Patience mais pas résignation

Patience mais pas résignation

par Kharroubi Habib, Le Quotidien d’Oran, 31 août 2016

S’inscrivant en faux contre la prédiction alarmiste d’une rentrée sociale qui serait appelée à être explosive, faite par des acteurs politiques ou sociaux en s’appuyant pour la faire valoir sur la montée du mécontentement suscité par la détresse dans laquelle la crise économique et financière a plongé la majorité écrasante des familles algériennes, le ministre de l’Intérieur et des Collectivités locales a assuré qu’elle se déroulera dans de « très bonnes conditions » et que les pouvoirs publics sont « sereins » pour dans ce but avoir préparé le terrain depuis des mois.

Dans sa déclaration qu’il voulait rassurante sur le sujet, il a percé néanmoins une note d’inquiétude qui doit tarauder les esprits au sein des cercles dirigeants qu’il a manifestée en interpellant «les citoyens revendicatifs » pour leur demander de « mettre autant d’ardeur à préserver les acquis qu’à avoir des revendications ». Toujours à l’intention de ces « citoyens revendicatifs », Noureddine Bedoui a décoché qu’il ne peut y avoir de « préservation » des acquis consentis par l’Etat à son profit que si la stabilité du pays constitue pour eux une priorité consacrée. L’interpellation du ministre de l’Intérieur est de la même veine que celle fameuse de John F.Kennedy à l’endroit de ses compatriotes les appelant à se demander d’abord ce qu’ils « peuvent faire pour leur pays plutôt que ce qu’il peut faire pour eux ».

Il est clair que tout en affichant une sérénité apparente sur ce que la rentrée sociale leur réserve, les autorités du pays n’en sont pas moins inquiètes de la montée du mécontentement et de la colère que suscite dans la population la détérioration allant en s’aggravant de son pouvoir d’achat et par voie de conséquence de son niveau de vie. Certes, il est excessif de tabler sur une implosion sociale pour la rentrée aux conséquences désastreuses pour la stabilité et la sécurité du pays ainsi que le clament certains augures qui font sciemment dans l’alarmisme.

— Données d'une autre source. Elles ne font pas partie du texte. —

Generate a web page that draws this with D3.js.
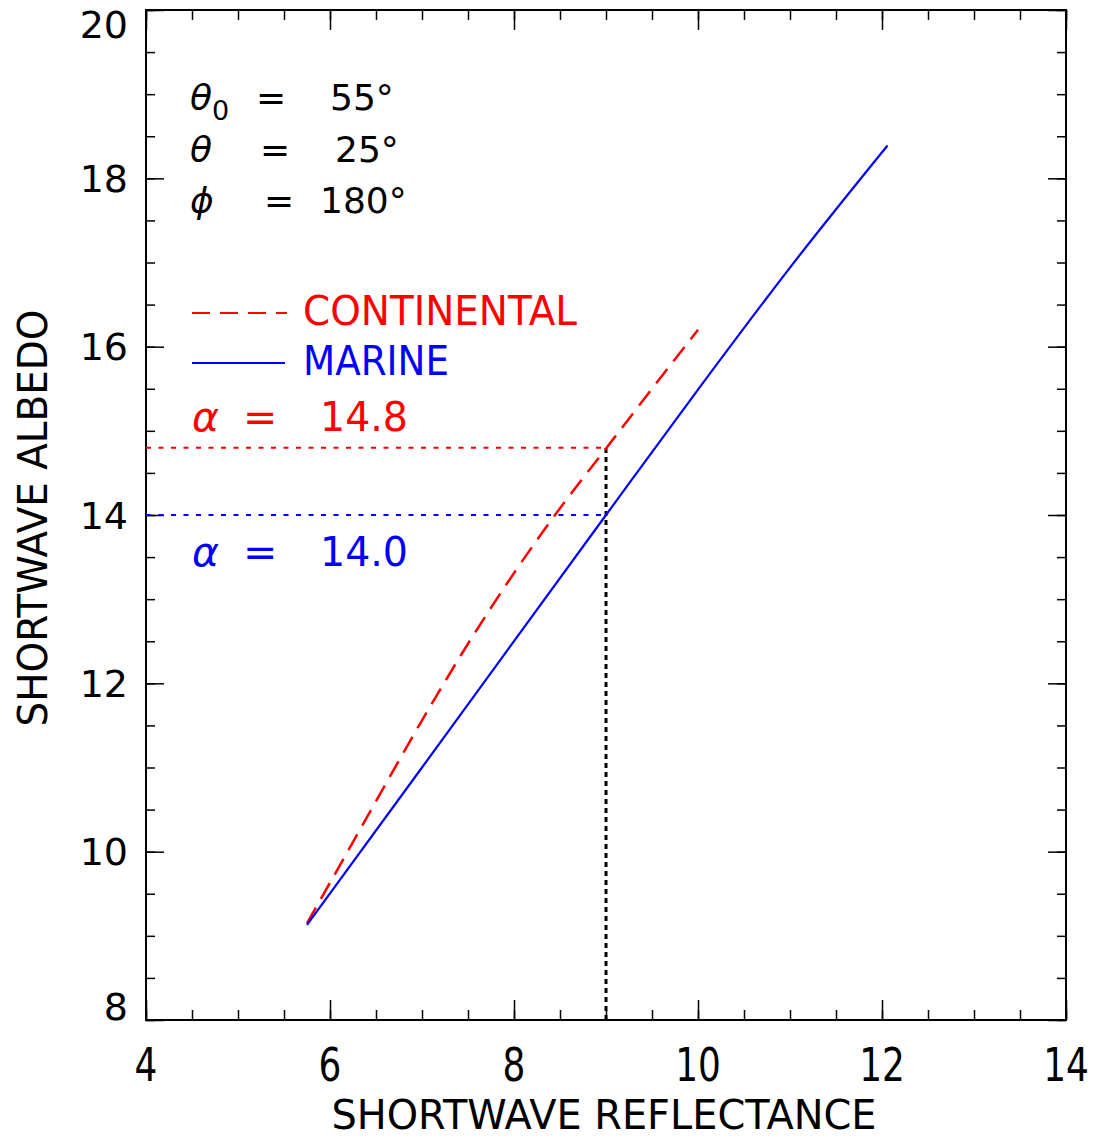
<!DOCTYPE html>
<html>
<head>
<meta charset="utf-8">
<script src="https://cdn.jsdelivr.net/npm/d3@7"></script>
<style>
  body { margin: 0; background: #fff; }
  svg { display: block; }
</style>
</head>
<body>
<div id="chart"></div>
<script>

// tick labels
var xTicks = [4, 6, 8, 10, 12, 14];
var yTicks = [8, 10, 12, 14, 16, 18, 20];

// marine curve (solid blue)
var marineX = [5.75, 7.0, 9.0, 10.0, 11.0, 12.06];
var marineY = [9.13, 11.0, 14.0, 15.49, 16.94, 18.39];

// continental curve (dashed red)
var contX = [5.75, 6.0, 6.5, 7.0, 7.5, 8.0, 8.5, 9.0, 9.5, 10.0];
var contY = [9.15, 9.63, 10.6, 11.56, 12.47, 13.31, 14.08, 14.79, 15.5, 16.2];

// read-off values
var reflectance = 9.0;
var albedoCont = 14.8;
var albedoMarine = 14.0;

var width = 1099, height = 1139;
var margin = {left: 146, right: 33, top: 10, bottom: 119};
var w = width - margin.left - margin.right;
var h = height - margin.top - margin.bottom;

var svg = d3.select("#chart").append("svg")
    .attr("width", width)
    .attr("height", height);

var g = svg.append("g")
    .attr("transform", "translate(" + margin.left + "," + margin.top + ")");

var x = d3.scaleLinear().domain([4, 14]).range([0, w]);
var y = d3.scaleLinear().domain([8, 20]).range([h, 0]);

var xMinor = d3.range(4, 14.001, 0.5);
var yMinor = d3.range(8, 20.001, 0.5);

function tickAxis(axis, vals, size) {
  return axis.tickValues(vals).tickSize(size).tickFormat("");
}

// minor ticks, all four sides, pointing inward
g.append("g").attr("transform", "translate(0," + h + ")")
    .call(tickAxis(d3.axisBottom(x), xMinor, -10));
g.append("g")
    .call(tickAxis(d3.axisTop(x), xMinor, -10));
g.append("g")
    .call(tickAxis(d3.axisLeft(y), yMinor, -9));
g.append("g").attr("transform", "translate(" + w + ",0)")
    .call(tickAxis(d3.axisRight(y), yMinor, -9));

// major ticks
g.append("g").attr("transform", "translate(0," + h + ")")
    .call(tickAxis(d3.axisBottom(x), xTicks, -20));
g.append("g")
    .call(tickAxis(d3.axisTop(x), xTicks, -20));
g.append("g")
    .call(tickAxis(d3.axisLeft(y), yTicks, -18));
g.append("g").attr("transform", "translate(" + w + ",0)")
    .call(tickAxis(d3.axisRight(y), yTicks, -18));

g.selectAll(".domain").remove();
g.selectAll(".tick line").attr("stroke", "#000").attr("stroke-width", 1.5);

// frame
g.append("rect")
    .attr("width", w).attr("height", h)
    .attr("fill", "none").attr("stroke", "#000").attr("stroke-width", 2);

// tick labels (x ones are narrow in the original, squeeze them)
g.selectAll(".xlab").data(xTicks).enter().append("text")
    .attr("class", "xlab")
    .attr("transform", function(d) {
      return "translate(" + x(d) + "," + (h + 61) + ") scale(0.78,1)";
    })
    .attr("text-anchor", "middle")
    .attr("font-family", "DejaVu Sans")
    .attr("font-size", 46)
    .text(function(d) { return d; });

// end labels sit inside the axis range, like the original
g.selectAll(".ylab").data(yTicks).enter().append("text")
    .attr("class", "ylab")
    .attr("x", -18)
    .attr("y", function(d) {
      if (d == 20) return y(d) + 14;
      if (d == 8) return y(d) - 14;
      return y(d);
    })
    .attr("dy", "0.36em")
    .attr("text-anchor", "end")
    .attr("font-family", "DejaVu Sans")
    .attr("font-size", 38)
    .text(function(d) { return d; });

// axis titles
svg.append("text")
    .attr("x", 604).attr("y", 1129)
    .attr("text-anchor", "middle")
    .attr("font-family", "DejaVu Sans")
    .attr("font-size", 40)
    .attr("textLength", 545)
    .attr("lengthAdjust", "spacingAndGlyphs")
    .text("SHORTWAVE REFLECTANCE");

svg.append("text")
    .attr("transform", "translate(47,518) rotate(-90)")
    .attr("text-anchor", "middle")
    .attr("font-family", "DejaVu Sans")
    .attr("font-size", 41)
    .attr("textLength", 417)
    .attr("lengthAdjust", "spacingAndGlyphs")
    .text("SHORTWAVE ALBEDO");

// read-off dotted lines
g.append("line")
    .attr("x1", x(4)).attr("x2", x(reflectance))
    .attr("y1", y(albedoCont)).attr("y2", y(albedoCont))
    .attr("stroke", "#f00").attr("stroke-width", 2)
    .attr("stroke-dasharray", "5,7.5");
g.append("line")
    .attr("x1", x(4)).attr("x2", x(reflectance))
    .attr("y1", y(albedoMarine)).attr("y2", y(albedoMarine))
    .attr("stroke", "#00f").attr("stroke-width", 2)
    .attr("stroke-dasharray", "5,7.5");
g.append("line")
    .attr("x1", x(reflectance)).attr("x2", x(reflectance))
    .attr("y1", y(8)).attr("y2", y(albedoCont))
    .attr("stroke", "#000").attr("stroke-width", 3)
    .attr("stroke-dasharray", "5,4");

// curves
var line = d3.line()
    .x(function(d) { return x(d[0]); })
    .y(function(d) { return y(d[1]); })
    .curve(d3.curveMonotoneX);

g.append("path")
    .datum(d3.zip(contX, contY))
    .attr("d", line)
    .attr("fill", "none").attr("stroke", "#f00").attr("stroke-width", 2.5)
    .attr("stroke-dasharray", "18,10");

g.append("path")
    .datum(d3.zip(marineX, marineY))
    .attr("d", line)
    .attr("fill", "none").attr("stroke", "#00f").attr("stroke-width", 2.2);

// legend
svg.append("line")
    .attr("x1", 192).attr("x2", 287).attr("y1", 313).attr("y2", 313)
    .attr("stroke", "#f00").attr("stroke-width", 2)
    .attr("stroke-dasharray", "18,10");
svg.append("line")
    .attr("x1", 192).attr("x2", 285).attr("y1", 363).attr("y2", 363)
    .attr("stroke", "#00f").attr("stroke-width", 2);

svg.append("text")
    .attr("x", 303).attr("y", 325)
    .attr("font-family", "DejaVu Sans").attr("font-size", 41)
    .attr("fill", "#f00")
    .attr("textLength", 274).attr("lengthAdjust", "spacingAndGlyphs")
    .text("CONTINENTAL");
svg.append("text")
    .attr("x", 303).attr("y", 375)
    .attr("font-family", "DejaVu Sans").attr("font-size", 41)
    .attr("fill", "#00f")
    .attr("textLength", 146).attr("lengthAdjust", "spacingAndGlyphs")
    .text("MARINE");

// alpha labels
function alphaLabel(val, yy, color) {
  var t = svg.append("text")
      .attr("y", yy)
      .attr("font-family", "DejaVu Sans").attr("font-size", 41)
      .attr("fill", color);
  t.append("tspan").attr("x", 192).attr("font-style", "italic").text("α");
  t.append("tspan").attr("x", 243).text("=");
  t.append("tspan").attr("x", 320)
      .attr("textLength", 88).attr("lengthAdjust", "spacingAndGlyphs")
      .text(d3.format(".1f")(val));
}
alphaLabel(albedoCont, 431, "#f00");
alphaLabel(albedoMarine, 566, "#00f");

// geometry annotation
var angles = [
  {sym: "θ", sub: "0", val: "55°", y: 110, eqx: 256, vx: 330},
  {sym: "θ", sub: "",  val: "25°", y: 162, eqx: 260, vx: 335},
  {sym: "ϕ", sub: "",  val: "180°", y: 213, eqx: 264, vx: 320}
];

angles.forEach(function(a) {
  var t = svg.append("text")
      .attr("y", a.y)
      .attr("font-family", "DejaVu Sans").attr("font-size", 36)
      .attr("fill", "#000");
  t.append("tspan").attr("x", 190).attr("font-style", "italic").text(a.sym);
  if (a.sub) {
    t.append("tspan").attr("dy", 10).attr("font-size", 27).text(a.sub);
  }
  t.append("tspan").attr("x", a.eqx).attr("y", a.y).text("=");
  t.append("tspan").attr("x", a.vx).attr("y", a.y).text(a.val);
});

</script>
</body>
</html>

A court terme comme l’attestent des analystes économiques peu suspects d’être dans la connivence avec les pouvoirs publics et leur politique économique et sociale, l’Etat disposera encore de quoi éviter que la situation sociale dans le pays s’enflamme au point qu’elle génère une implosion aux conséquences non maîtrisables. Ils insistent tous néanmoins pour alerter que ce court terme durant lequel les autorités sont en mesure de gérer les tensions sociales ne doit pas être consacré uniquement à éteindre les départs de feu de la contestation et de la revendication, mais à accélérer la mise en place des conditions de la relance de l’économie nationale sur des bases visant à l’extraire de la dépendance des hydrocarbures et à sa diversification source de revenus financiers assurés et de satisfaction des besoins primordiaux pour le pays et la population.

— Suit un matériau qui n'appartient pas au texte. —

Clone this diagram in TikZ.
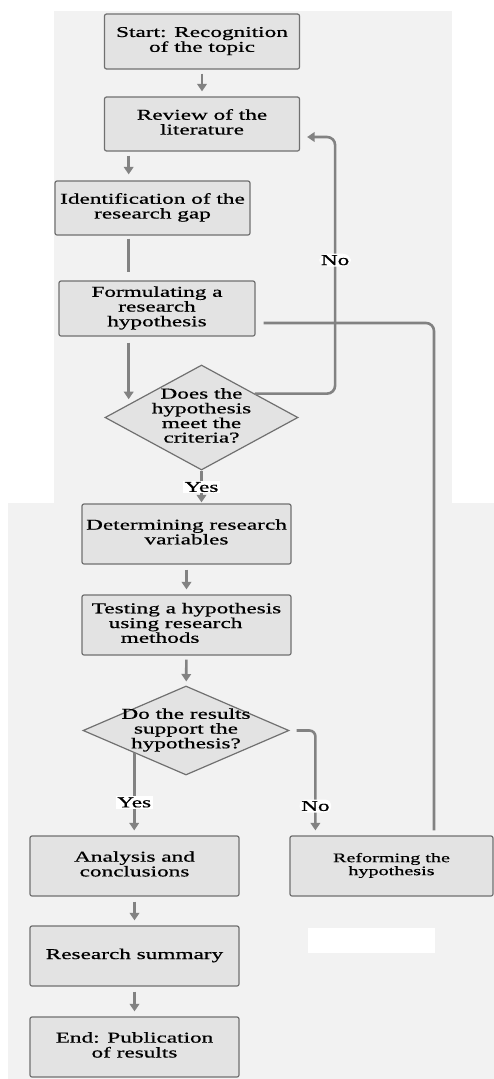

Si instruits par une expérience douloureuse, les Algériens s’arment de patience devant une situation qui affecte leurs conditions de vie et refusent d’écouter les voix de sirènes qui les poussent à s’engager dans l’irréparable d’une confrontation avec le pouvoir cause de cette situation. Ils ne persisteront certainement pas dans cette attitude si celui-ci s’en tient à sa démarche et sa gouvernance présentes qui n’ont de but que sa sauvegarde propre.

Il aurait tort ce pouvoir de croire que la patience des citoyens est signe de leur résignation à la descente aux enfers que leur valent son imprévoyance et son impéritie.